When you play the VHS tape that comes with the system, you are treated to computer animation that must have
looked cheap even in the 80s, and some marvellously cheesy narration. It begins with the description of
Earth's dire peril (as above), and then goes on to detail the various threats. You get to test out your gun
on the 'practice screen,' where it becomes clear how the thing actually works. The various targets all flicker alarmingly, and the gun can detect what kind of target you are pointing at because they flicker at
different rates. If you had two guns, two people could play at once, as depicted on the box cover.
If you pull the trigger whilst pointing at a target, you get a little explosion flash in the gun sight, a
happy bleepy noise, and some points appear on the gun's counter. If you manage five successive hits without
ever getting the sad 'you didn't hit anything' noise, the gun makes a very excited trill and begins to
double points until you miss. Different targets are worth different amounts, according to no particular
scheme that I could detect.
There are also threats. If you so much as wave the gun in the direction of a threatening object, you
needn't even pull the trigger before the little yellow light on the end flashes and the gun makes a bloopy
noise and deducts some points. Most of the threats are fairly intuitive - don't point the gun at an enemy
spaceship that is firing weapons, or an exploding asteroid. Some of the threats are arbitrary - whilst the
green and yellow asteroids are valid targets, woe to the video challenger that should point the gun at the
completely unarmed and apparently harmless red asteroid!
The strange thing is that the game, for all its tackiness, is actually kind of fun.
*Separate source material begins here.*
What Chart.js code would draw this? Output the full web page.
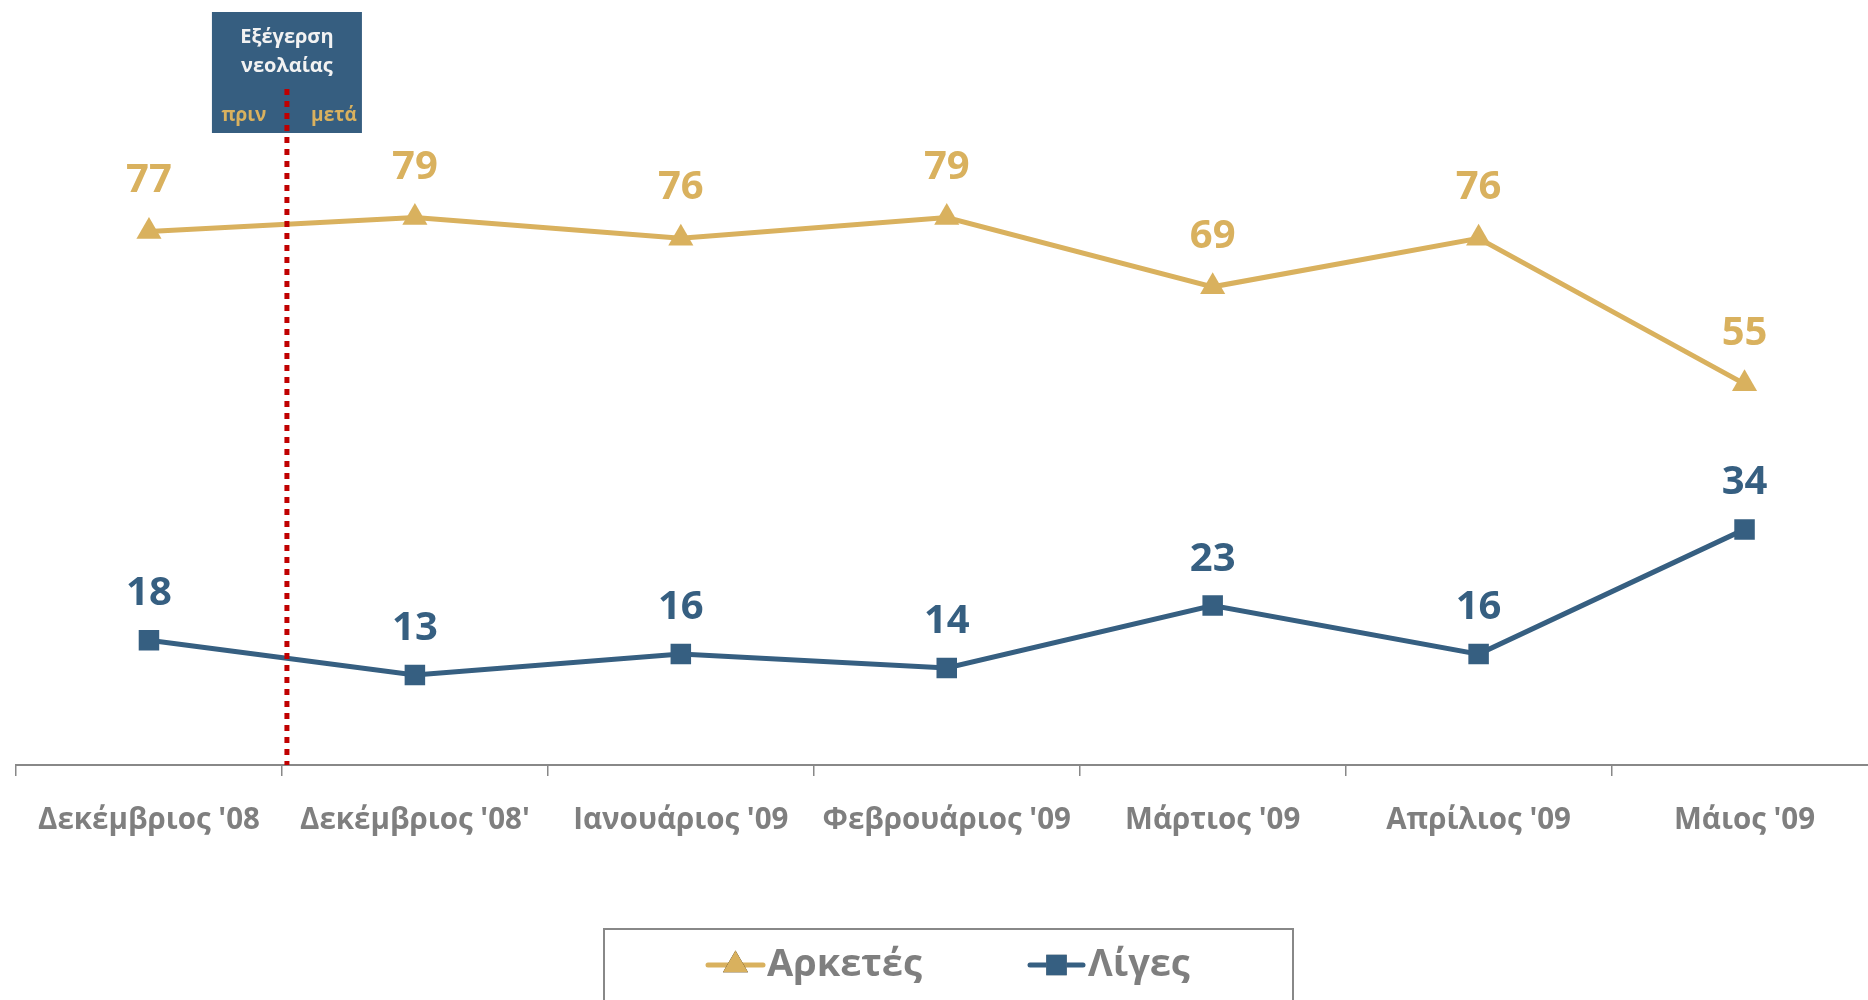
<!DOCTYPE html>
<html>
<head>
<meta charset="utf-8">
<script src="https://cdn.jsdelivr.net/npm/chart.js@4"></script>
<style>
  html, body { margin: 0; padding: 0; background: #ffffff; overflow: hidden; }
  #wrap { width: 1892px; height: 1000px; }
</style>
</head>
<body>
<div id="wrap"><canvas id="chart" width="1892" height="1000"></canvas></div>
<script>
const categories = ["Δεκέμβριος '08", "Δεκέμβριος '08'", "Ιανουάριος '09", "Φεβρουάριος '09", "Μάρτιος '09", "Απρίλιος '09", "Μάιος '09"];
const arketes = [77, 79, 76, 79, 69, 76, 55];
const liges = [18, 13, 16, 14, 23, 16, 34];
const seriesNames = ["Αρκετές", "Λίγες"];
const eventLines = ["Εξέγερση", "νεολαίας"];
const beforeAfter = ["πριν", "μετά"];

const GOLD = '#D9B15E';
const BLUE = '#365F81';
const GREY_TEXT = '#7F7F7F';
const AXIS = '#888888';
const RED = '#C00000';
const FONT = "'Open Sans', 'Noto Sans', sans-serif";

// numbers above each point
const valueLabels = {
    id: 'valueLabels',
    afterDatasetsDraw(chart) {
        const ctx = chart.ctx;
        ctx.save();
        ctx.font = 'bold 40px ' + FONT;
        ctx.textAlign = 'center';
        ctx.textBaseline = 'alphabetic';
        chart.data.datasets.forEach((ds, di) => {
            const meta = chart.getDatasetMeta(di);
            const lift = ds.labelLift;
            ctx.fillStyle = ds.borderColor;
            meta.data.forEach((pt, i) => {
                const cy = pt.y - lift;
                ctx.fillText(String(ds.data[i]), pt.x, cy + 14);
            });
        });
        ctx.restore();
    }
};

// category names under the axis (drawn here so they don't shrink the plot)
const categoryLabels = {
    id: 'categoryLabels',
    afterDraw(chart) {
        const ctx = chart.ctx;
        const xs = chart.scales.x;
        ctx.save();
        ctx.font = 'bold 29.5px ' + FONT;
        ctx.fillStyle = GREY_TEXT;
        ctx.textAlign = 'center';
        ctx.textBaseline = 'alphabetic';
        categories.forEach((c, i) => {
            ctx.fillText(c, xs.getPixelForValue(i), xs.top + 64);
        });
        ctx.restore();
    }
};

// event box + red dotted line between the first two months
const eventMarker = {
    id: 'eventMarker',
    afterDraw(chart) {
        const ctx = chart.ctx;
        const xs = chart.scales.x;
        const lineX = (xs.getPixelForValue(0) + xs.getPixelForValue(1)) / 2 + 5;
        ctx.save();
        ctx.fillStyle = '#365E80';
        ctx.fillRect(lineX - 75, 12, 150, 121);

        ctx.textAlign = 'center';
        ctx.textBaseline = 'middle';
        ctx.fillStyle = '#F2F2F2';
        ctx.font = 'bold 20px ' + FONT;
        ctx.fillText(eventLines[0], lineX, 37);
        ctx.fillText(eventLines[1], lineX, 66);

        ctx.fillStyle = GOLD;
        ctx.font = 'bold 19px ' + FONT;
        ctx.fillText(beforeAfter[0], lineX - 43, 116);
        ctx.fillText(beforeAfter[1], lineX + 47, 116);

        ctx.strokeStyle = RED;
        ctx.lineWidth = 5;
        ctx.setLineDash([6, 6]);
        ctx.beginPath();
        ctx.moveTo(lineX, 89);
        ctx.lineTo(lineX, chart.chartArea.bottom);
        ctx.stroke();
        ctx.restore();
    }
};

// boxed legend at the bottom, line + marker + name
const boxedLegend = {
    id: 'boxedLegend',
    afterDraw(chart) {
        const ctx = chart.ctx;
        ctx.save();
        ctx.strokeStyle = AXIS;
        ctx.lineWidth = 2;
        ctx.strokeRect(604, 929, 689, 90);

        const items = [
            { x1: 708, x2: 763, tx: 767 },
            { x1: 1030, x2: 1083, tx: 1088 }
        ];
        const y = 965;
        chart.data.datasets.forEach((ds, di) => {
            const it = items[di];
            ctx.strokeStyle = ds.borderColor;
            ctx.lineWidth = 5;
            ctx.lineCap = 'round';
            ctx.setLineDash([]);
            ctx.beginPath();
            ctx.moveTo(it.x1, y);
            ctx.lineTo(it.x2, y);
            ctx.stroke();
            Chart.helpers.drawPoint(ctx, {
                pointStyle: ds.pointStyle,
                radius: 14.5,
                rotation: 0,
                borderWidth: 0
            }, (it.x1 + it.x2) / 2, y);
            ctx.fillStyle = ds.borderColor;
            ctx.fill();

            ctx.fillStyle = GREY_TEXT;
            ctx.font = 'bold 38px ' + FONT;
            ctx.textAlign = 'left';
            ctx.textBaseline = 'alphabetic';
            ctx.fillText(seriesNames[di], it.tx, 976);
        });
        ctx.restore();
    }
};

new Chart(document.getElementById('chart'), {
    type: 'line',
    data: {
        labels: categories,
        datasets: [
            {
                label: seriesNames[0],
                data: arketes,
                borderColor: GOLD,
                backgroundColor: GOLD,
                borderWidth: 5,
                tension: 0,
                pointStyle: 'triangle',
                pointRadius: 14.5,
                pointHoverRadius: 14.5,
                pointBorderWidth: 0,
                labelLift: 53
            },
            {
                label: seriesNames[1],
                data: liges,
                borderColor: BLUE,
                backgroundColor: BLUE,
                borderWidth: 5,
                tension: 0,
                pointStyle: 'rect',
                pointRadius: 14.5,
                pointHoverRadius: 14.5,
                pointBorderWidth: 0,
                labelLift: 49
            }
        ]
    },
    options: {
        responsive: false,
        animation: false,
        devicePixelRatio: 1,
        layout: { padding: { left: 16, right: 2, top: 72, bottom: 0 } },
        plugins: {
            legend: { display: false },
            tooltip: { enabled: false }
        },
        scales: {
            y: { display: false, min: 0, max: 100 },
            x: {
                offset: true,
                grid: {
                    offset: true,
                    drawOnChartArea: false,
                    drawTicks: true,
                    tickLength: 11,
                    color: AXIS,
                    lineWidth: 1.5
                },
                border: { display: true, color: AXIS, width: 2 },
                ticks: { display: false },
                afterFit(scale) { scale.height = 235; }
            }
        }
    },
    plugins: [valueLabels, categoryLabels, eventMarker, boxedLegend]
});
</script>
</body>
</html>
Over the 11 minutes that
the tape runs for, you shoot at all manner of objects - asteroids, comets, galaxies (must be a powerful gun), satellites, generic spaceships, a
number of spaceships that look suspiciously familiar, such as TIE Fighters and the Starship Enterprise (
take that Kirk!), and some really weird things like spaceships with the heads of snakes (watch out, they
bite!), or spaceships that, I'm sorry, are clearly giant space-dildos. The whole thing is accompanied by
stilted corny narration - comments like "Watch out! It's SPACE SLIME!" are helpful because most of us are
unable to recognise 'space slime' for ourselves.
There really is skill involved, too - the gun is pretty sensitive and so it's hard to keep hitting the
targets and rack up maximum points. Since it's a video tape, the targets clearly can't react to being shot
at, so you just shoot each target as many times as you can before it flies off the screen, or randomly
explodes, as happens occasionally.
After you have successfully defeated the intergalactic aliens, the video presents a score table, relating
various scores to different ranks, from 'Space slime' up to 'Admiral'. Last time I played I ranked
Lieutenant, fourth out of the six available, so it's hardly a walkover. It has genuine replay value - how
dare some 1980s game rank me as a mere Lieutenant? I must defeat it!
My 'Video Challenger' also came with an expansion video (originally sold separately) based on the Teenage
Mutant Hero Turtles. The principle is the same, but this time the targets are pizza, dustbins, and
assorted unidentifiable squiggles. The threats are the Turtles' blimp, and a horribly pixellated monstrosity that I
dubbed Breadstick Man. None of this makes the slightest bit of sense. Why am I shooting at pizza and
dustbins? Why are the Turtles shooting at ME from their bloody BLIMP?
'Turtle Challenge' is absolutely dire. 'Space Challenge' may have been cheesy but at least they made an
effort. 'Turtle Challenge' is just the aforementioned bizarre targets superimposed on an apparently random
assortment of clips from the TV series. There's not even a narration to explain why Breadstick Man must be
destroyed. It is the ultimate in cynical cheap cash-ins and my heart goes out to any kid in the 80s that
spent hard-earned paper-round money on it.
Let us say no more about this sad Turtle Challenge debacle. I'll leave you with uplifting closing narration from
'Space Challenge' -
"Congratulations, video challengers! You have defeated the alien invaders and saved the Earth!"